The title says it all. Every struggling student, and I mean absolutely every one of us, hits that point at least once every semester where they get pushed past their wit’s end coding for 6 hours straight on a procrastination-induced high. It’s a rite of passage I dare say. Amongst the sea of code and emotions we all tend to lose ourselves and bit by bit (get it?) become something that we weren’t before. As spiteful as I sound, I don’t think making this gruesome transformation is monstrous as it seems, and I’d like to say that there’s a silver lining to it all. I’d like to share with the world and discuss my descent to insanity juxtaposed with the birth of my obsession for perfection through my experience learning how to program in C for my Program Structures class.
For the first time in my year and a half of studying Computer Science, I was treated like an adult and had all the training wheels taken off my ride. My instructor, Ravi Narayan, designed the homework around the philosophy of treating the work like a typical developer-client type experience. Both practical and sobering, it was something I hadn’t really been given the opportunity about, but I was absolutely interested. The homework took itself very seriously in that he had specified everything, from proper user error handling, specific stubs to fulfill even pinning it all the way down to exact console output and C code formatting. Professionalism was expected and we were expected to follow these guidelines as if our lives depended on it… Boy, did I code like my life depended on it.
As beginners we get away with learning to program to complete the assignment, not necessarily fulfill the given requirements and implementations as it probably should be.
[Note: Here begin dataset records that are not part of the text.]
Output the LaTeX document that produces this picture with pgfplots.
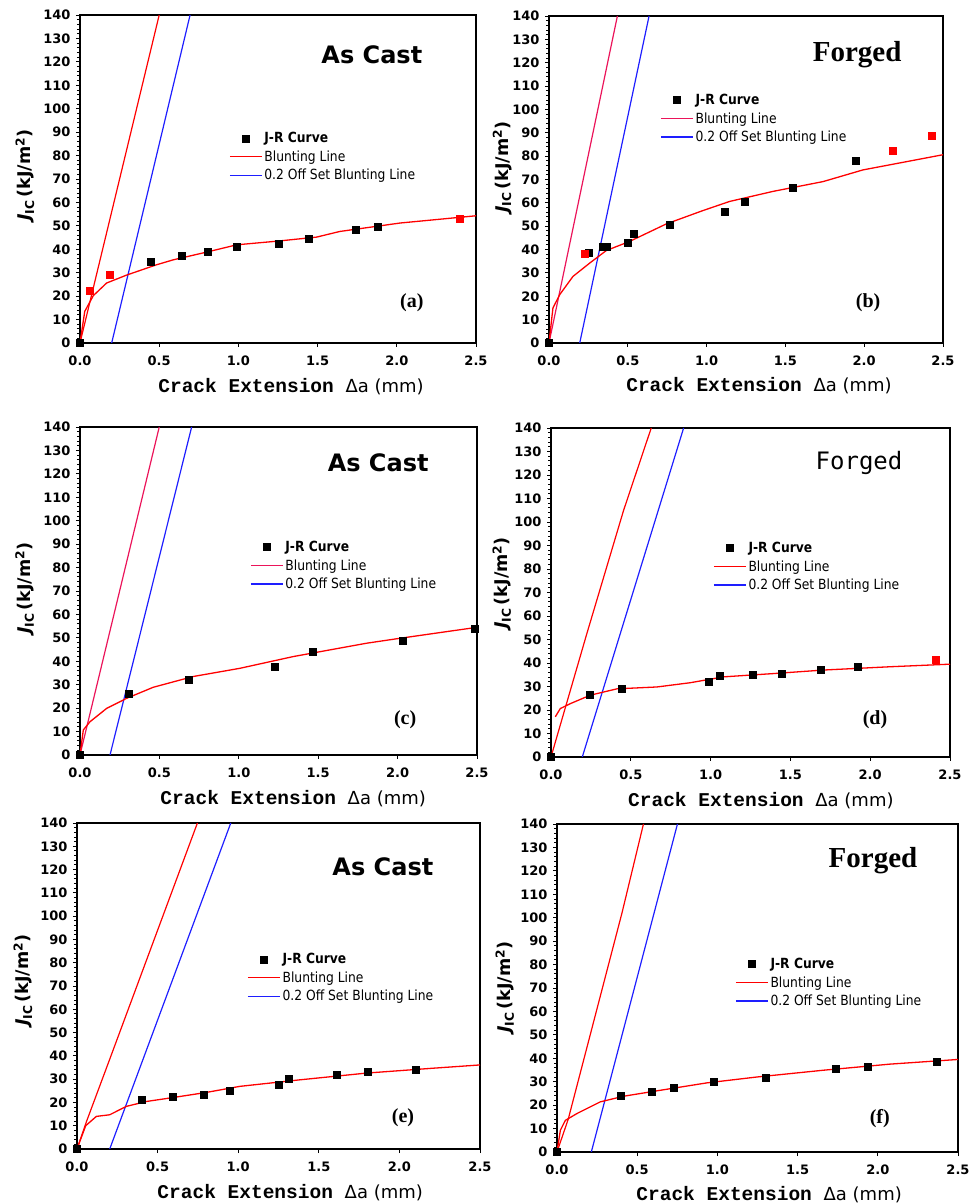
\documentclass[border=0pt]{standalone}
\usepackage{fontspec}
\usepackage{pgfplots}
\pgfplotsset{compat=1.18}
\setmainfont{DejaVu Sans}
\newfontfamily\legfont{DejaVu Sans}[FakeStretch=0.88]
\newfontfamily\monofont{Liberation Mono}
\newfontfamily\serifb{Liberation Serif}
\newfontfamily\dvmono{DejaVu Sans Mono}
\definecolor{jred}{RGB}{255,0,0}
\definecolor{jcrim}{RGB}{235,20,90}
\definecolor{jblue}{RGB}{30,30,255}
\newcommand{\xlab}{{\monofont\bfseries\fontsize{19.5}{21}\selectfont Crack Extension }{\fontsize{18}{20}\selectfont Δa (mm)}}
\newcommand{\ylab}{\fontsize{17.5}{20}\selectfont\bfseries{\itshape J}\textsubscript{IC}\,(kJ/m\textsuperscript{2})}
\pgfplotsset{
 jr/.style={
  scale only axis, xmin=0, xmax=2.5, ymin=0, ymax=140,
  xtick={0,0.5,1,1.5,2,2.5}, ytick={0,10,...,140},
  minor y tick num=4,
  tick align=outside, tick pos=left,
  major tick length=4pt, minor tick length=3pt,
  every tick/.style={black, line width=0.9pt},
  axis line style={line width=1.1pt},
  /pgf/number format/assume math mode=true,
  ticklabel style={font=\bfseries\fontsize{13}{15}\selectfont},
  xticklabel style={/pgf/number format/.cd, fixed, fixed zerofill, precision=1, /tikz/.cd, yshift=-5pt},
  yticklabel style={xshift=-2pt},
  xlabel={\xlab}, ylabel={\ylab},
  legend cell align=left,
  legend style={draw=none, fill=none, inner sep=0pt, row sep=2.5pt,
    font=\legfont\fontsize{14}{16}\selectfont,
    /tikz/every even column/.append style={column sep=6pt}},
 },
 lgline/.style={legend image code/.code={\draw[##1, line width=1.3pt] (0pt,0pt) -- (32pt,0pt);}},
 lgmark/.style={legend image code/.code={\draw[##1] plot coordinates {(16pt,0pt)};}},
 fitc/.style={jred, line width=1.3pt, no marks, forget plot},
 blunt/.style={line width=1.2pt, no marks, forget plot},
 pts/.style={only marks, mark=square*, mark size=3.5pt, black, forget plot},
 rpts/.style={only marks, mark=square*, mark size=3.5pt, jred, forget plot},
}
\newcommand{\jrlegend}[1]{%
 \addlegendimage{only marks, mark=square*, mark size=3.5pt, black, lgmark}
 \addlegendentry{\bfseries J-R Curve}
 \addlegendimage{#1, lgline}
 \addlegendentry{Blunting Line}
 \addlegendimage{jblue, lgline}
 \addlegendentry{0.2 Off Set Blunting Line}}
\newcommand{\ascast}{\bfseries\fontsize{24}{28}\selectfont}
\begin{document}
\begin{tikzpicture}
\useasboundingbox (0,0) rectangle (973pt,1203pt);
% (a)
\begin{axis}[jr, at={(80pt,860pt)}, anchor=south west, width=396pt, height=328pt,
  xlabel style={at={(axis description cs:0.533,-0.134)}, anchor=center},
  ylabel style={at={(axis description cs:-0.139,0.512)}, anchor=center},
  legend style={at={(0.376,0.649)}, anchor=north west}]
\jrlegend{jred}
\addplot[blunt, jred] coordinates {(0,0) (0.5,140)};
\addplot[blunt, jblue] coordinates {(0.2,0) (0.695,140)};
\addplot[fitc] coordinates {(0,0) (0.03,13.5) (0.084,20.2) (0.168,25.6) (0.295,29) (0.484,33.4) (0.589,35.5) (0.8,38.8) (0.989,41.9) (1.25,43.5) (1.494,45.2) (1.64,47.6) (2.02,51.2) (2.5,54.3)};
\addplot[pts] coordinates {(0,0) (0.448,34.7) (0.642,37.1) (0.804,38.9) (0.989,40.9) (1.254,42.2) (1.446,44.5) (1.742,48.3) (1.881,49.5)};
\addplot[rpts] coordinates {(0.059,22.5) (0.185,29) (2.395,52.9)};
\node[font=\ascast] at (rel axis cs:0.737,0.878) {As Cast};
\node[font=\serifb\bfseries\fontsize{20}{24}\selectfont] at (rel axis cs:0.838,0.122) {(a)};
\end{axis}
% (b)
\begin{axis}[jr, at={(549pt,860pt)}, anchor=south west, width=394pt, height=327pt,
  xlabel style={at={(axis description cs:0.533,-0.131)}, anchor=center},
  ylabel style={at={(axis description cs:-0.119,0.538)}, anchor=center},
  legend style={at={(0.282,0.768)}, anchor=north west}]
\jrlegend{jcrim}
\addplot[blunt, jcrim] coordinates {(0,0) (0.434,140)};
\addplot[blunt, jblue] coordinates {(0.195,0) (0.635,140)};
\addplot[fitc] coordinates {(0,0) (0.025,15) (0.068,20.7) (0.152,28.5) (0.258,34.2) (0.364,39.6) (0.512,43.5) (0.745,51) (0.977,56.7) (1.146,60.6) (1.421,64.9) (1.739,69.1) (1.992,74.1) (2.5,80.6)};
\addplot[pts] coordinates {(0,0) (0.252,38.8) (0.343,41.1) (0.364,41.1) (0.501,43.1) (0.537,46.8) (0.766,50.5) (1.117,56.3) (1.242,60.7) (1.548,66.6) (1.946,78.0)};
\addplot[rpts] coordinates {(0.226,38.1) (2.183,82.4) (2.428,88.7)};
\node[font=\serifb\bfseries\fontsize{29}{33}\selectfont] at (rel axis cs:0.782,0.881) {Forged};
\node[font=\serifb\bfseries\fontsize{20}{24}\selectfont] at (rel axis cs:0.810,0.122) {(b)};
\end{axis}
% (c)
\begin{axis}[jr, at={(80pt,448pt)}, anchor=south west, width=397pt, height=328pt,
  xlabel style={at={(axis description cs:0.537,-0.134)}, anchor=center},
  ylabel style={at={(axis description cs:-0.139,0.509)}, anchor=center},
  legend style={at={(0.428,0.659)}, anchor=north west}]
\jrlegend{jcrim}
\addplot[blunt, jcrim] coordinates {(0,0) (0.499,140)};
\addplot[blunt, jblue] coordinates {(0.189,0) (0.703,140)};
\addplot[fitc] coordinates {(0,0) (0.021,10.7) (0.063,14.2) (0.168,19.9) (0.294,24.2) (0.461,28.9) (0.713,33.5) (1.007,37) (1.342,42) (1.804,47.7) (2.013,49.8) (2.5,54.5)};
\addplot[pts] coordinates {(0,0) (0.304,26.1) (0.682,32.3) (1.227,37.7) (1.468,43.9) (2.030,48.9) (2.485,54.0)};
\node[font=\ascast] at (rel axis cs:0.751,0.890) {As Cast};
\node[font=\serifb\bfseries\fontsize{20}{24}\selectfont] at (rel axis cs:0.819,0.107) {(c)};
\end{axis}
% (d)
\begin{axis}[jr, at={(551pt,446pt)}, anchor=south west, width=399pt, height=329pt,
  xlabel style={at={(axis description cs:0.526,-0.134)}, anchor=center},
  ylabel style={at={(axis description cs:-0.123,0.529)}, anchor=center},
  legend style={at={(0.406,0.660)}, anchor=north west}]
\jrlegend{jred}
\addplot[blunt, jred] coordinates {(0,0) (0.225,52.6) (0.455,105) (0.628,140)};
\addplot[blunt, jblue] coordinates {(0.196,0) (0.831,140)};
\addplot[fitc] coordinates {(0.027,17.1) (0.058,20.6) (0.121,22.7) (0.246,26.3) (0.413,29) (0.664,29.8) (0.872,31.6) (1.081,34.1) (1.394,35.5) (1.707,37) (2.124,38.4) (2.5,39.5)};
\addplot[pts] coordinates {(0,0) (0.240,26.4) (0.444,29.0) (0.985,32.0) (1.056,34.5) (1.265,35.0) (1.444,35.5) (1.690,37.1) (1.920,38.4)};
\addplot[rpts] coordinates {(2.408,41.2)};
\node[font=\dvmono\fontsize{24}{28}\selectfont] at (rel axis cs:0.772,0.894) {Forged};
\node[font=\serifb\bfseries\fontsize{20}{24}\selectfont] at (rel axis cs:0.812,0.112) {(d)};
\end{axis}
% (e)
\begin{axis}[jr, at={(77pt,54pt)}, anchor=south west, width=403pt, height=326pt,
  xlabel style={at={(axis description cs:0.529,-0.135)}, anchor=center},
  ylabel style={at={(axis description cs:-0.134,0.518)}, anchor=center},
  legend style={at={(0.422,0.607)}, anchor=north west}]
\jrlegend{jred}
\addplot[blunt, jred] coordinates {(0,0) (0.06,12) (0.2,38) (0.747,140)};
\addplot[blunt, jblue] coordinates {(0.203,0) (0.954,140)};
\addplot[fitc] coordinates {(0,0) (0.054,10) (0.12,14) (0.203,14.7) (0.306,18.3) (0.43,20.4) (0.596,22.1) (0.803,24.3) (1.01,26.9) (1.382,29.7) (1.796,32.6) (2.21,34.7) (2.5,36.1)};
\addplot[pts] coordinates {(0,0) (0.399,21.1) (0.592,22.6) (0.788,23.4) (0.948,24.9) (1.250,27.6) (1.312,30.0) (1.610,31.7) (1.805,33.3) (2.099,34.0)};
\node[font=\ascast] at (rel axis cs:0.759,0.865) {As Cast};
\node[font=\serifb\bfseries\fontsize{20}{24}\selectfont] at (rel axis cs:0.809,0.095) {(e)};
\end{axis}
% (f)
\begin{axis}[jr, at={(557pt,51pt)}, anchor=south west, width=401pt, height=328pt,
  xlabel style={at={(axis description cs:0.529,-0.13)}, anchor=center},
  ylabel style={at={(axis description cs:-0.13,0.503)}, anchor=center},
  legend style={at={(0.444,0.598)}, anchor=north west}]
\jrlegend{jred}
\addplot[blunt, jred] coordinates {(0,0) (0.07,14) (0.405,102) (0.539,140)};
\addplot[blunt, jblue] coordinates {(0.214,0) (0.751,140)};
\addplot[fitc] coordinates {(0,0) (0.021,9.3) (0.052,13.5) (0.124,16.4) (0.27,21.4) (0.415,23.8) (0.622,26.1) (0.934,29.5) (1.245,32) (1.66,34.9) (2.075,37.5) (2.5,39.5)};
\addplot[pts] coordinates {(0,0) (0.400,24.1) (0.593,25.9) (0.730,27.5) (0.979,29.9) (1.299,31.8) (1.737,35.5) (1.936,36.6) (2.365,38.5)};
\node[font=\serifb\bfseries\fontsize{29}{33}\selectfont] at (rel axis cs:0.788,0.887) {Forged};
\node[font=\serifb\bfseries\fontsize{20}{24}\selectfont] at (rel axis cs:0.805,0.101) {(f)};
\end{axis}
\end{tikzpicture}
\end{document}
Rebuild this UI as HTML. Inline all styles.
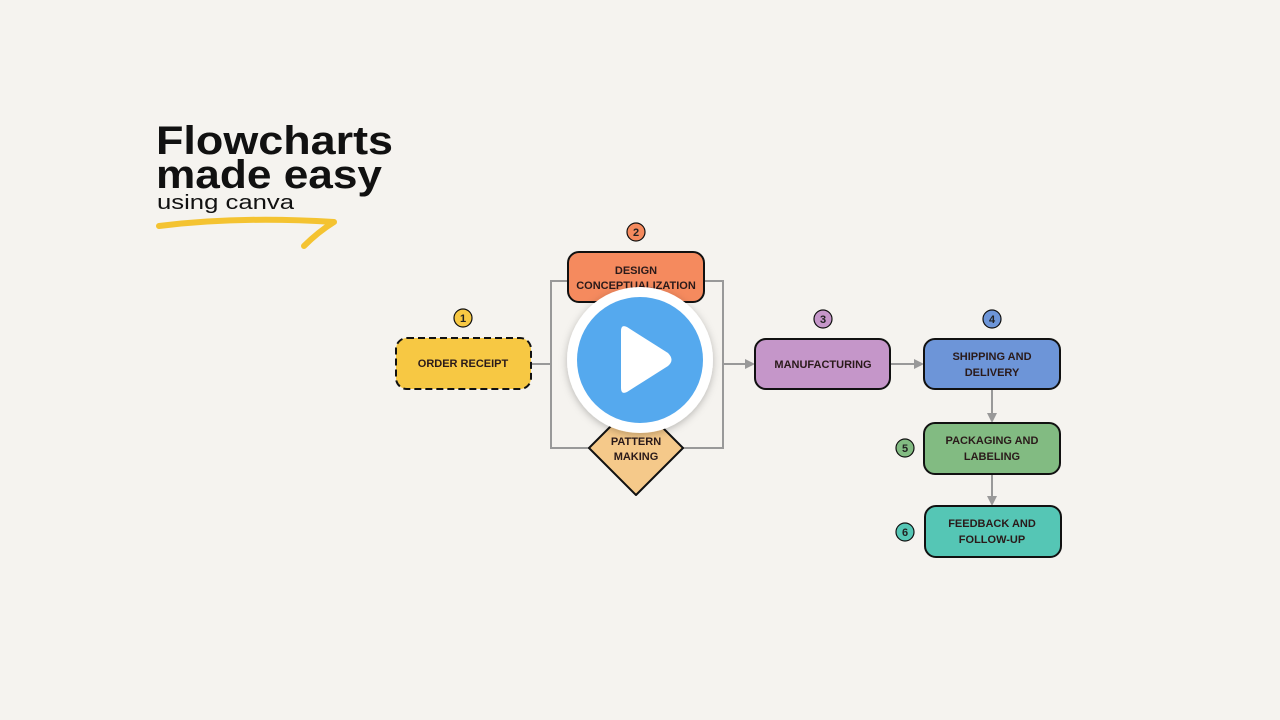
<!DOCTYPE html>
<html><head><style>
body{margin:0;background:#f5f3ef;width:1280px;height:720px;overflow:hidden;font-family:"Liberation Sans",sans-serif;}
svg{position:absolute;left:0;top:0}
.t{font-weight:bold;font-size:11px;fill:#2a1a1a;text-anchor:middle}
.b{font-size:11px;fill:#222;text-anchor:middle;font-weight:bold}
</style></head><body>
<svg width="1280" height="720" viewBox="0 0 1280 720">
<defs><marker id="a" markerWidth="5" markerHeight="5" refX="4" refY="2.5" orient="auto"><path d="M0,0L5,2.5L0,5z" fill="#999"/></marker>
<filter id="sh" x="-30%" y="-30%" width="160%" height="160%"><feDropShadow dx="0" dy="2" stdDeviation="4" flood-opacity="0.25"/></filter></defs>
<text x="156" y="154" font-size="40" font-weight="bold" fill="#111" textLength="237" lengthAdjust="spacingAndGlyphs">Flowcharts</text>
<text x="156" y="188" font-size="40" font-weight="bold" fill="#111" textLength="226" lengthAdjust="spacingAndGlyphs">made easy</text>
<text x="157" y="209" font-size="20" fill="#111" textLength="137" lengthAdjust="spacingAndGlyphs">using canva</text>
<path d="M159,226 Q240,216 334,222 M334,222 Q318,232 304,246" stroke="#f4c331" stroke-width="6" fill="none" stroke-linecap="round"/>
<g stroke="#999" stroke-width="2" fill="none">
<path d="M531,364H551M551,281H723V448H551Z"/>
<path d="M723,364H753" marker-end="url(#a)"/>
<path d="M890,364H922" marker-end="url(#a)"/>
<path d="M992,389V421" marker-end="url(#a)"/>
<path d="M992,474V504" marker-end="url(#a)"/>
</g>
<g stroke="#111" stroke-width="2">
<rect x="396" y="338" width="135" height="51" rx="11" fill="#f7c843" stroke-dasharray="7,4"/>
<rect x="568" y="252" width="136" height="50" rx="11" fill="#f58a5e"/>
<path d="M636,401L683,448L636,495L589,448Z" fill="#f5c98a" stroke-linejoin="round"/>
<rect x="755" y="339" width="135" height="50" rx="11" fill="#c596c9"/>
<rect x="924" y="339" width="136" height="50" rx="11" fill="#6d95d8"/>
<rect x="924" y="423" width="136" height="51" rx="11" fill="#82bb82"/>
<rect x="925" y="506" width="136" height="51" rx="11" fill="#55c6b5"/>
</g>
<g stroke="#111" stroke-width="1.2">
<circle cx="463" cy="318" r="9" fill="#f7c843"/><circle cx="636" cy="232" r="9" fill="#f58a5e"/>
<circle cx="823" cy="319" r="9" fill="#c596c9"/><circle cx="992" cy="319" r="9" fill="#6d95d8"/>
<circle cx="905" cy="448" r="9" fill="#82bb82"/><circle cx="905" cy="532" r="9" fill="#55c6b5"/>
</g>
<text class="b" x="463" y="322">1</text><text class="b" x="636" y="236">2</text>
<text class="b" x="823" y="323">3</text><text class="b" x="992" y="323">4</text>
<text class="b" x="905" y="452">5</text><text class="b" x="905" y="536">6</text>
<text class="t" x="463" y="367">ORDER RECEIPT</text>
<text class="t" x="636" y="274">DESIGN</text><text class="t" x="636" y="289">CONCEPTUALIZATION</text>
<text class="t" x="636" y="445">PATTERN</text><text class="t" x="636" y="460">MAKING</text>
<text class="t" x="823" y="368">MANUFACTURING</text>
<text class="t" x="992" y="360">SHIPPING AND</text><text class="t" x="992" y="376">DELIVERY</text>
<text class="t" x="992" y="444">PACKAGING AND</text><text class="t" x="992" y="460">LABELING</text>
<text class="t" x="992" y="527">FEEDBACK AND</text><text class="t" x="992" y="543">FOLLOW-UP</text>
<circle cx="640" cy="360" r="73" fill="#fff" filter="url(#sh)"/>
<circle cx="640" cy="360" r="63" fill="#55a9ee"/>
<path d="M621,331Q621,324 627,327L668,353Q675,360 668,366L627,392Q621,395 621,388Z" fill="#fff"/>
</svg>
</body></html>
In this class, we all got hit with a lethal dose of real world within the first week where our very first assignment was due. We learned to program in C, as mentioned before, using a text editor within the UH Unix system so we got hit with a double whammy right off the start. We go from sitting in our IDE cribs to being put in this helpless environment that doesn’t tell us whether or not we made any errors at all. This environment even had the audacity to not display the rest of the function prototype for us. In the mind of a year and a half old programmer, who does that???
I was failing assignments purely on trivial things like not indenting with 4 spaces instead of using the tab key and not right justifying my console output correctly and all of this had me teetering over the edge. For the first few weeks I constantly struggled to stay afloat which had me feeling like a helpless animal. But like all helpless animals stranded in the wilderness, we learn to adapt. I had learned the hard way and became hungry, obsessed even for success. I started writing code on paper, I learned to listen to the client, I hit that space bar four, eight, however many times I needed to in order to attain that sweet ‘A’ grade. Living life teetering on that cliff you develop a zen gets you through everything. Hours start zooming by when doing work and you start becoming something so startingly better than you were before, minus the sanity.
I talk about my experience in that class like I took a war tour but I believe with all that’s left of my mind, that it made me a better programmer and it gave me all the appreciation and patience that I needed to take that next step in my learning. You learn to live without that green check in the corner of your window telling you you did a good job and it’s equally rewarding as it is frustrating. There’s not enough stress over the stress of learning to do things uniformly and properly because that’s what the real world is like. I learned to absorb the chaos of my work and channel it into something positive for myself and I think that’s the biggest takeaway from it all. If there’s any time you should be listening to the crazy guy talking to you from behind a screen, it’s this time.